Stated problem: Starting at the first line of the listing below, repeat each line exactly until the line containing "ax.axis('off')", which you include. Leave out pictures.

Data provided:
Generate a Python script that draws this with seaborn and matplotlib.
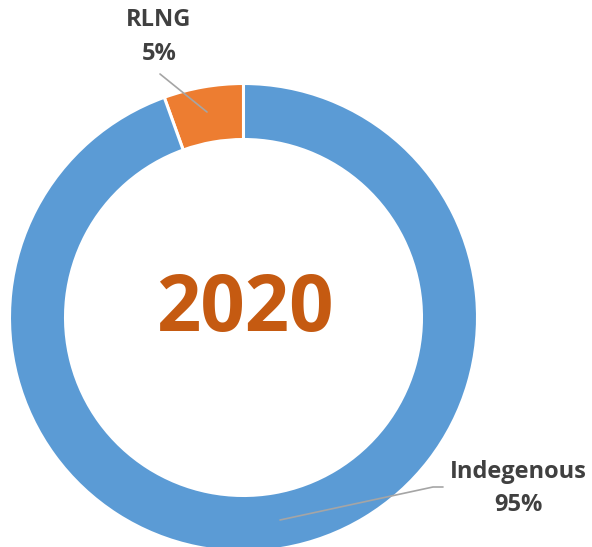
import matplotlib
matplotlib.use("Agg")
import matplotlib.pyplot as plt
import seaborn as sns

sns.set_theme(style="white")
plt.rcParams['font.family'] = ['Open Sans', 'DejaVu Sans']

categories = ["RLNG", "Indegenous"]
shares = [5.5, 94.5]
pct_labels = ["5%", "95%"]
year = "2020"

colors = ["#ED7D31", "#5B9BD5"]

W, H = 592, 547
fig = plt.figure(figsize=(W / 100, H / 100), dpi=100)
ax = fig.add_axes([0, 0, 1, 1])
ax.set_xlim(0, W)
ax.set_ylim(0, H)
ax.set_aspect('equal')
ax.axis('off')

cx, cy, r = 243.5, H - 317.5, 234
wedges, _ = ax.pie(shares, colors=colors, startangle=90, counterclock=True,
                   center=(cx, cy), radius=r,
                   wedgeprops=dict(width=56, edgecolor='white', linewidth=2.2))
ax.set_xlim(0, W)
ax.set_ylim(0, H)

ax.text(cx + 1, H - 311, year, ha='center', va='center', fontsize=56,
        fontweight='bold', color='#C55A11')

lc = '#A5A5A5'
tc = '#404040'
# RLNG label
ax.plot([160, 207], [H - 74, H - 112], color=lc, lw=1.2)
ax.text(159, H - 20, categories[0], ha='center', va='center', fontsize=17,
        fontweight='bold', color=tc)
ax.text(159, H - 54, pct_labels[0], ha='center', va='center', fontsize=17,
        fontweight='bold', color=tc)
# Indegenous label
ax.plot([280, 433, 443], [H - 520, H - 487, H - 487], color=lc, lw=1.2)
ax.text(518, H - 472, categories[1], ha='center', va='center', fontsize=17,
        fontweight='bold', color=tc)
ax.text(518, H - 505, pct_labels[1], ha='center', va='center', fontsize=17,
        fontweight='bold', color=tc)

fig.savefig("out.png", dpi=100)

Final answer:
Generate a Python script that draws this with seaborn and matplotlib.
import matplotlib
matplotlib.use("Agg")
import matplotlib.pyplot as plt
import seaborn as sns

sns.set_theme(style="white")
plt.rcParams['font.family'] = ['Open Sans', 'DejaVu Sans']

categories = ["RLNG", "Indegenous"]
shares = [5.5, 94.5]
pct_labels = ["5%", "95%"]
year = "2020"

colors = ["#ED7D31", "#5B9BD5"]

W, H = 592, 547
fig = plt.figure(figsize=(W / 100, H / 100), dpi=100)
ax = fig.add_axes([0, 0, 1, 1])
ax.set_xlim(0, W)
ax.set_ylim(0, H)
ax.set_aspect('equal')
ax.axis('off')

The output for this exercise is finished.